Quick-n-dirty way:
After you get your whole p string: <p class="contentBody">FOO <a
name="f"></a</p>
Remove any tags delimited by '<' and '>' with a regex. In your short
example you _don't_ show that there might be something between the <a>
and </atags so I assume there won't be anything or if there would be
something then you also want it included in the final text. As in
'<p class="contentBody">FOO <a name="f">URLNAME</a</p>' =='FOO
URLNAME'
For the regex start with something simple like <.*?and see if it
works then improve it.
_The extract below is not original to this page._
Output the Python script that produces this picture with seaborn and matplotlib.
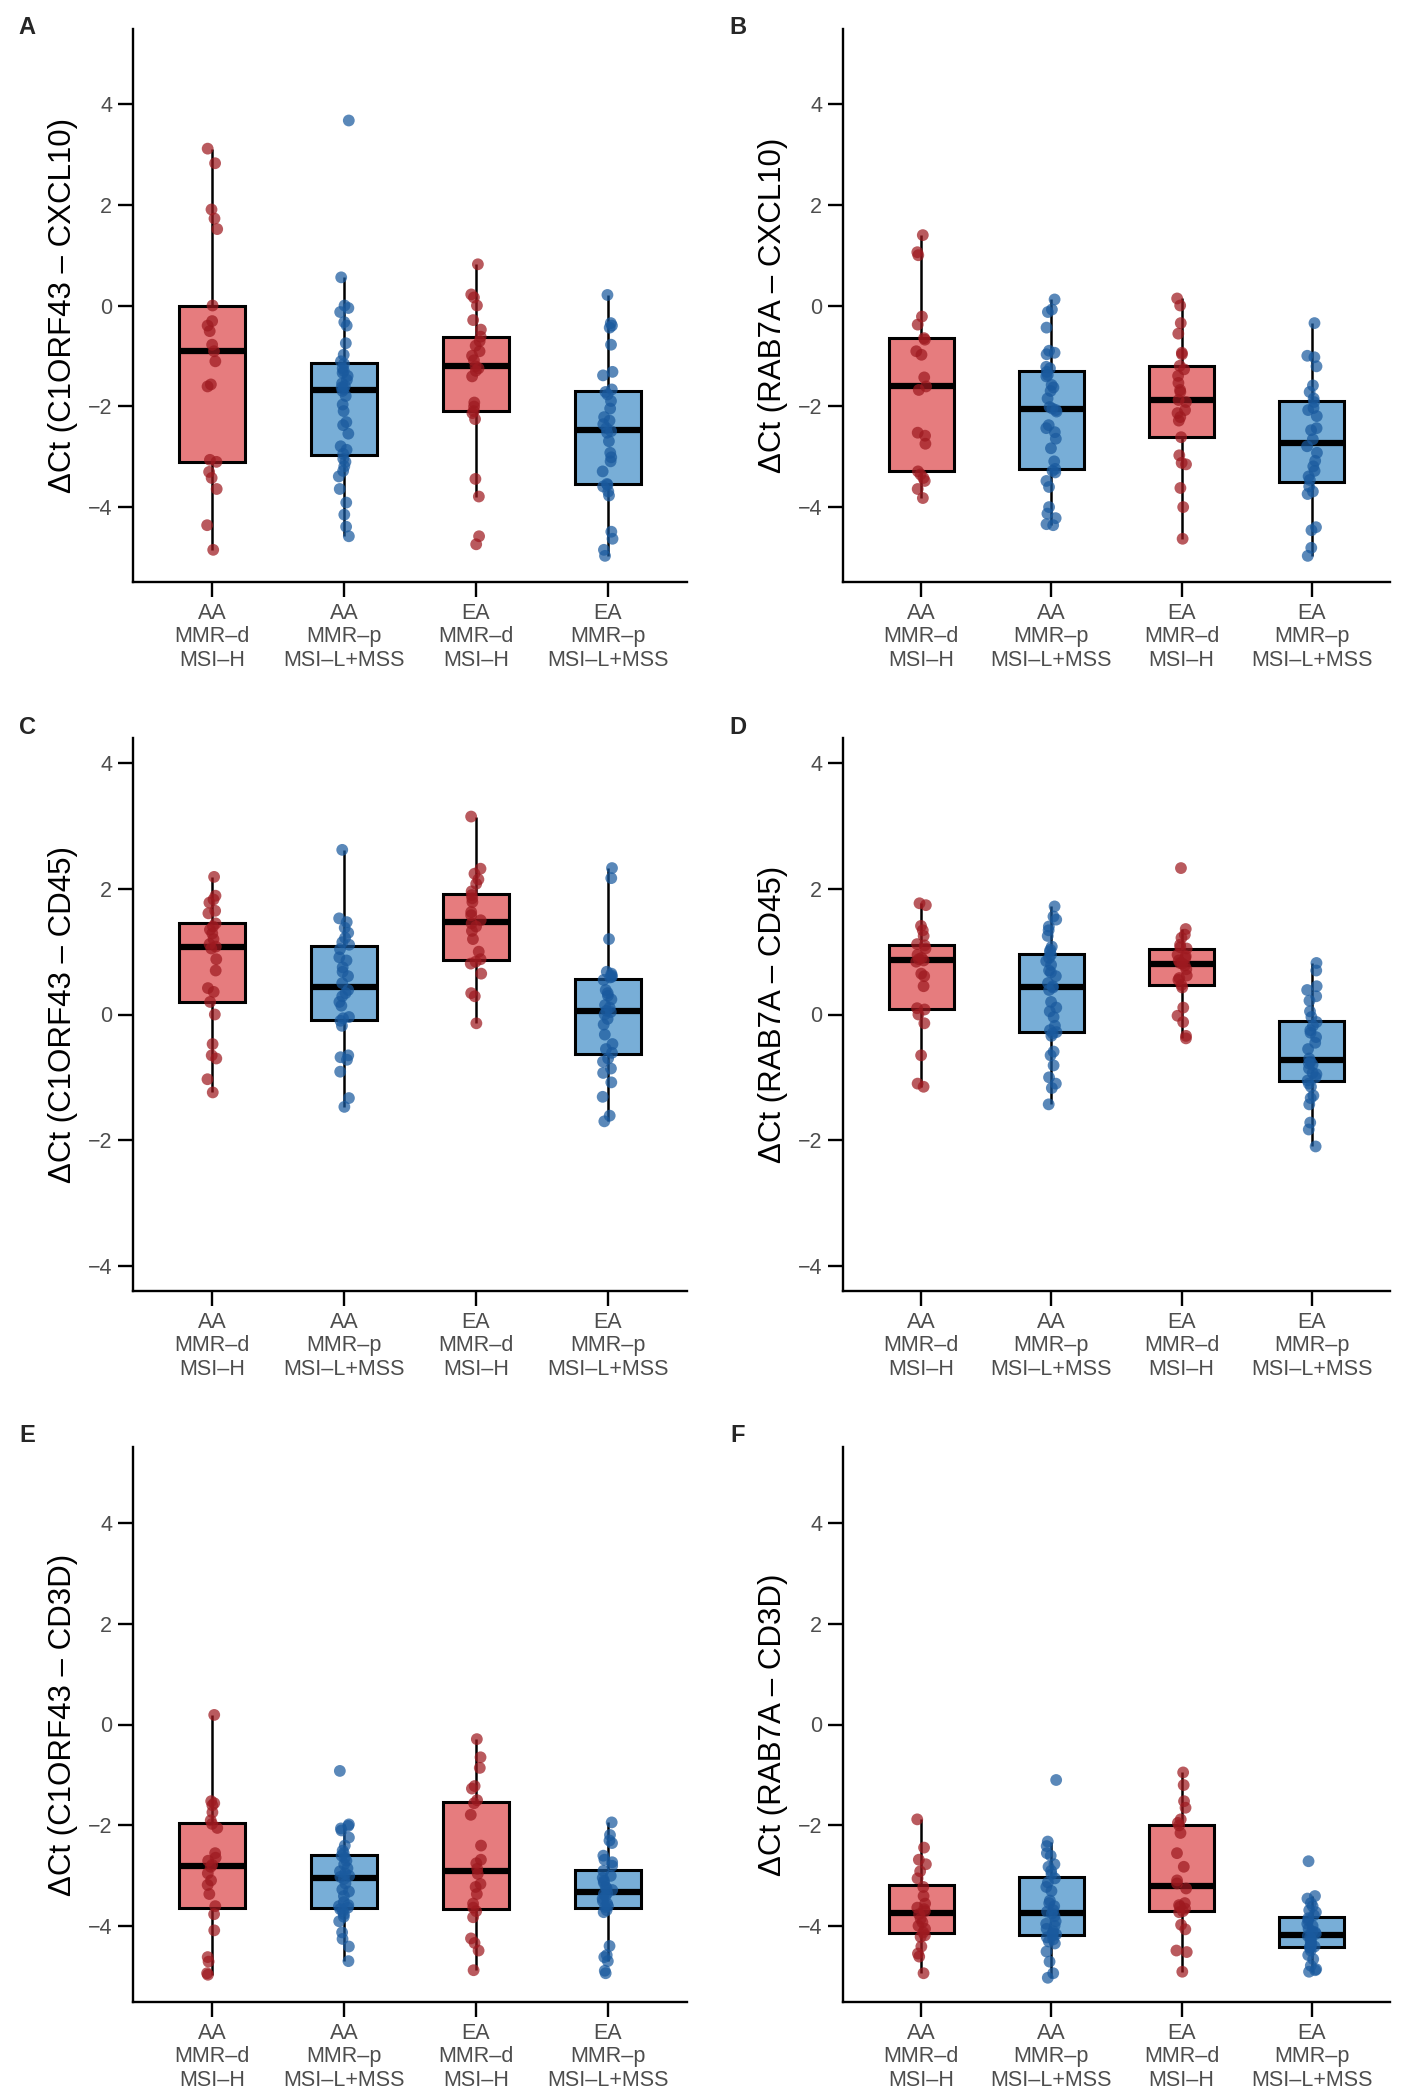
import numpy as np
import pandas as pd
import matplotlib
matplotlib.use("Agg")
import matplotlib.pyplot as plt
import seaborn as sns

# group labels (x axis)
groups = ["AA\nMMR–d\nMSI–H", "AA\nMMR–p\nMSI–L+MSS",
          "EA\nMMR–d\nMSI–H", "EA\nMMR–p\nMSI–L+MSS"]

# A: dCt (C1ORF43 - CXCL10)
A_aa_d = [3.12, 2.83, 1.91, 1.73, 1.52, 0.0, -0.31, -0.40, -0.51, -0.78, -0.91,
          -1.11, -1.57, -1.61, -3.07, -3.11, -3.31, -3.43, -3.65, -4.37, -4.86]
A_aa_p = [3.68, 0.56, 0.0, -0.05, -0.13, -0.33, -0.40, -0.75, -0.98, -1.11,
          -1.16, -1.25, -1.30, -1.34, -1.40, -1.48, -1.55, -1.60, -1.63, -1.66,
          -1.70, -1.80, -1.97, -2.10, -2.32, -2.38, -2.55, -2.80, -2.87, -2.95,
          -3.05, -3.11, -3.20, -3.29, -3.40, -3.65, -3.92, -4.16, -4.40, -4.59]
A_ea_d = [0.82, 0.22, 0.16, 0.0, -0.29, -0.48, -0.62, -0.71, -0.80, -0.91,
          -1.00, -1.09, -1.21, -1.25, -1.30, -1.41, -1.93, -2.01, -2.10, -2.14,
          -2.26, -3.45, -3.80, -4.59, -4.75]
A_ea_p = [0.21, -0.35, -0.40, -0.44, -0.78, -1.32, -1.39, -1.67, -1.72, -1.77,
          -1.90, -2.05, -2.22, -2.29, -2.36, -2.44, -2.50, -2.53, -2.70, -2.93,
          -3.02, -3.10, -3.30, -3.55, -3.57, -3.60, -3.70, -3.78, -4.50, -4.64,
          -4.86, -4.98]

# B: dCt (RAB7A - CXCL10)
B_aa_d = [1.40, 1.06, 1.00, -0.22, -0.38, -0.65, -0.68, -0.91, -0.98, -1.43,
          -1.61, -1.68, -2.53, -2.59, -2.75, -3.30, -3.36, -3.43, -3.49, -3.65, -3.83]
B_aa_p = [0.12, -0.08, -0.13, -0.44, -0.90, -0.94, -0.97, -1.22, -1.25,
          -1.32, -1.38, -1.41, -1.58, -1.63, -1.70, -1.85, -2.02, -2.05,
          -2.08, -2.11, -2.38, -2.44, -2.52, -2.65, -2.84, -3.10, -3.25,
          -3.29, -3.32, -3.49, -3.61, -4.01, -4.14, -4.23, -4.35, -4.37]
B_ea_d = [0.14, 0.0, -0.35, -0.56, -0.94, -0.97, -1.20, -1.27, -1.40, -1.54,
          -1.68, -1.72, -1.88, -1.92, -2.08, -2.14, -2.22, -2.29, -2.62, -2.98,
          -3.13, -3.16, -3.63, -4.01, -4.64]
B_ea_p = [-0.35, -1.00, -1.03, -1.21, -1.59, -1.72, -1.85,
          -1.92, -2.04, -2.08, -2.20, -2.44, -2.48, -2.66,
          -2.80, -2.93, -3.09, -3.20, -3.29, -3.40, -3.47,
          -3.60, -3.70, -3.75, -4.41, -4.47, -4.82, -4.98]

# C: dCt (C1ORF43 - CD45)
C_aa_d = [2.19, 1.89, 1.83, 1.78, 1.65, 1.61, 1.45, 1.40, 1.35, 1.29, 1.20,
          1.12, 1.08, 1.05, 0.88, 0.70, 0.42, 0.36, 0.20, 0.0, -0.47, -0.65,
          -0.70, -1.03, -1.24]
C_aa_p = [2.62, 1.53, 1.47, 1.38, 1.30, 1.22, 1.15, 1.11, 1.04, 0.91, 0.86,
          0.75, 0.68, 0.61, 0.50, 0.39, 0.34, 0.29, 0.20, 0.14, -0.04, -0.06,
          -0.10, -0.18, -0.65, -0.68, -0.72, -0.91, -1.33, -1.47]
C_ea_d = [3.15, 2.32, 2.24, 2.15, 2.08, 1.96, 1.90, 1.85, 1.79, 1.63, 1.58,
          1.50, 1.45, 1.40, 1.33, 1.20, 1.00, 0.88, 0.84, 0.81, 0.65, 0.34,
          0.29, -0.14]
C_ea_p = [2.33, 2.17, 1.20, 0.68, 0.65, 0.62, 0.60, 0.59,
          0.55, 0.39, 0.34, 0.30, 0.24, 0.15, 0.11, 0.06,
          0.04, 0.0, -0.07, -0.16, -0.32, -0.47, -0.55, -0.61,
          -0.70, -0.75, -0.86, -0.93, -1.08, -1.31, -1.61, -1.70]

# D: dCt (RAB7A - CD45)
D_aa_d = [1.77, 1.74, 1.41, 1.34, 1.25, 1.12, 1.10, 1.05, 0.95, 0.90, 0.88,
          0.86, 0.84, 0.65, 0.61, 0.45, 0.10, 0.08, 0.0, -0.14, -0.65, -1.10, -1.15]
D_aa_p = [1.72, 1.56, 1.51, 1.40, 1.34, 1.25, 1.08, 1.03, 1.00,
          0.95, 0.90, 0.85, 0.79, 0.70, 0.67, 0.61, 0.50, 0.45,
          0.43, 0.39, 0.20, 0.11, 0.05, -0.04, -0.18, -0.25, -0.28,
          -0.30, -0.34, -0.59, -0.65, -0.81, -1.00, -1.10, -1.17, -1.43]
D_ea_d = [2.33, 1.36, 1.27, 1.22, 1.11, 1.07, 1.05, 0.95, 0.93, 0.90, 0.86,
          0.82, 0.81, 0.78, 0.72, 0.62, 0.58, 0.55, 0.47, 0.43, 0.11, -0.02,
          -0.12, -0.34, -0.38]
D_ea_p = [0.82, 0.70, 0.45, 0.39, 0.29, 0.22, 0.05, -0.04,
          -0.12, -0.18, -0.25, -0.29, -0.36, -0.45, -0.55, -0.70,
          -0.75, -0.78, -0.80, -0.86, -0.93, -0.95, -1.00, -1.05,
          -1.10, -1.15, -1.29, -1.33, -1.43, -1.72, -1.83, -2.10]

# E: dCt (C1ORF43 - CD3D)
E_aa_d = [0.19, -1.52, -1.56, -1.60, -1.74, -1.90, -1.97, -2.05, -2.55, -2.64,
          -2.70, -2.78, -2.82, -2.95, -3.09, -3.18, -3.36, -3.60, -3.76, -4.08,
          -4.61, -4.70, -4.93, -4.96]
E_aa_p = [-0.92, -1.98, -2.01, -2.06, -2.10, -2.24, -2.40, -2.50, -2.55,
          -2.60, -2.64, -2.70, -2.77, -2.85, -2.91, -2.95, -3.00, -3.02,
          -3.06, -3.15, -3.27, -3.31, -3.40, -3.52, -3.58, -3.60, -3.63,
          -3.66, -3.70, -3.76, -3.81, -3.90, -4.12, -4.25, -4.40, -4.69]
E_ea_d = [-0.29, -0.65, -0.86, -1.22, -1.27, -1.50, -1.56, -1.79, -2.40, -2.68,
          -2.75, -2.86, -2.96, -3.16, -3.22, -3.36, -3.55, -3.63, -3.70, -3.82,
          -4.24, -4.33, -4.48, -4.87]
E_ea_p = [-1.94, -2.19, -2.30, -2.35, -2.60, -2.68, -2.73, -2.80,
          -2.90, -3.00, -3.04, -3.10, -3.13, -3.22, -3.25, -3.28,
          -3.34, -3.36, -3.40, -3.45, -3.50, -3.55, -3.60, -3.62,
          -3.68, -3.72, -4.39, -4.57, -4.61, -4.69, -4.88, -4.93]

# F: dCt (RAB7A - CD3D)
F_aa_d = [-1.88, -2.44, -2.68, -2.77, -2.91, -3.05, -3.22, -3.40, -3.55, -3.63,
          -3.66, -3.70, -3.76, -3.85, -3.92, -3.99, -4.05, -4.12, -4.18, -4.21,
          -4.40, -4.54, -4.60, -4.93]
F_aa_p = [-1.10, -2.32, -2.41, -2.55, -2.60, -2.77, -2.82, -2.90, -2.97,
          -3.05, -3.13, -3.22, -3.30, -3.49, -3.54, -3.60, -3.68, -3.71,
          -3.75, -3.80, -3.90, -3.95, -3.99, -4.05, -4.10, -4.14, -4.16,
          -4.18, -4.22, -4.26, -4.30, -4.34, -4.50, -4.70, -4.93, -5.02]
F_ea_d = [-0.95, -1.20, -1.52, -1.65, -1.88, -1.95, -2.00, -2.15, -2.55, -2.82,
          -3.09, -3.15, -3.25, -3.54, -3.58, -3.61, -3.65, -3.70, -3.72, -3.97,
          -4.06, -4.48, -4.51, -4.90]
F_ea_p = [-2.71, -3.40, -3.45, -3.54, -3.60, -3.68, -3.72, -3.78,
          -3.84, -3.88, -3.95, -3.99, -4.05, -4.10, -4.12, -4.15,
          -4.19, -4.22, -4.26, -4.30, -4.34, -4.37, -4.40, -4.41,
          -4.43, -4.48, -4.57, -4.65, -4.78, -4.85, -4.87, -4.90]

panels = [
    ("A", "ΔCt (C1ORF43 – CXCL10)", [A_aa_d, A_aa_p, A_ea_d, A_ea_p], 5.5),
    ("B", "ΔCt (RAB7A – CXCL10)", [B_aa_d, B_aa_p, B_ea_d, B_ea_p], 5.5),
    ("C", "ΔCt (C1ORF43 – CD45)", [C_aa_d, C_aa_p, C_ea_d, C_ea_p], 4.4),
    ("D", "ΔCt (RAB7A – CD45)", [D_aa_d, D_aa_p, D_ea_d, D_ea_p], 4.4),
    ("E", "ΔCt (C1ORF43 – CD3D)", [E_aa_d, E_aa_p, E_ea_d, E_ea_p], 5.5),
    ("F", "ΔCt (RAB7A – CD3D)", [F_aa_d, F_aa_p, F_ea_d, F_ea_p], 5.5),
]

box_fill = dict(zip(groups, ["#E67C7E", "#78AED7", "#E67C7E", "#78AED7"]))
dot_col = dict(zip(groups, ["#9E1A20", "#1A5A9E", "#9E1A20", "#1A5A9E"]))

sns.set_style("ticks")
plt.rcParams["font.family"] = ["Liberation Sans", "DejaVu Sans"]

W, H = 1407, 2100
fig = plt.figure(figsize=(W / 100, H / 100), dpi=100)

# panel frames in pixels: left, right / top, bottom
cols = [(133, 687), (843, 1390)]
rows = [(29, 582), (738, 1291), (1447, 2002)]
letter_x = [27, 738]
letter_y = [27, 728, 1436]

np.random.seed(7)

for i, (letter, ylabel, vals, lim) in enumerate(panels):
    r, c = divmod(i, 2)
    l, rr = cols[c]
    t, b = rows[r]
    ax = fig.add_axes([l / W, 1 - b / H, (rr - l) / W, (b - t) / H])

    df = pd.DataFrame({
        "group": np.repeat(groups, [len(v) for v in vals]),
        "dct": np.concatenate(vals),
    })

    sns.boxplot(data=df, x="group", y="dct", hue="group", order=groups,
                hue_order=groups, palette=box_fill, saturation=1, width=0.5,
                showfliers=False, showcaps=False, linecolor="black",
                linewidth=2.2, medianprops=dict(linewidth=4.5),
                whiskerprops=dict(linewidth=1.8), legend=False, ax=ax)
    sns.stripplot(data=df, x="group", y="dct", hue="group", order=groups,
                  hue_order=groups, palette=dot_col, jitter=0.04, size=8.5,
                  alpha=0.72, linewidth=0, legend=False, zorder=3, ax=ax)

    ax.set_xlim(-0.6, 3.6)
    ax.set_ylim(-lim, lim)
    ax.set_yticks([-4, -2, 0, 2, 4])
    ax.set_xlabel("")
    ax.set_ylabel(ylabel, fontsize=22.5, labelpad=7, color="black")
    sns.despine(ax=ax)
    for s in ("left", "bottom"):
        ax.spines[s].set_linewidth(1.7)
        ax.spines[s].set_color("black")
    ax.tick_params(length=11, width=1.7, color="black", labelsize=15.5,
                   labelcolor="#4D4D4D", pad=4)
    for lab in ax.get_xticklabels():
        lab.set_linespacing(1.15)

    fig.text(letter_x[c] / W, 1 - letter_y[r] / H, letter, fontsize=17,
             fontweight="bold", ha="center", va="center")

fig.savefig("out.png", dpi=100)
Use kiki or kodos - python visual regex
helpers.
Hope this helps,
Nick V.
GinTon wrote:
I'm trying to get the 'FOO' string but the problem is that inner 'P'
tag there is another tag, 'a'. So:
from BeautifulSoup import BeautifulSoup
s = '<td width="88%" valign="TOP"<p class="contentBody">FOO <a name="f"></a</p></td>'
tree = BeautifulSoup(s)
print tree.first('p')
<p class="contentBody">FOO <a name="f"></a</p>
So if I run 'print tree.first('p').string' to get the 'FOO' string it
shows Null value because it's the 'a' tag:
print tree.first('p').string
Null
Any solution?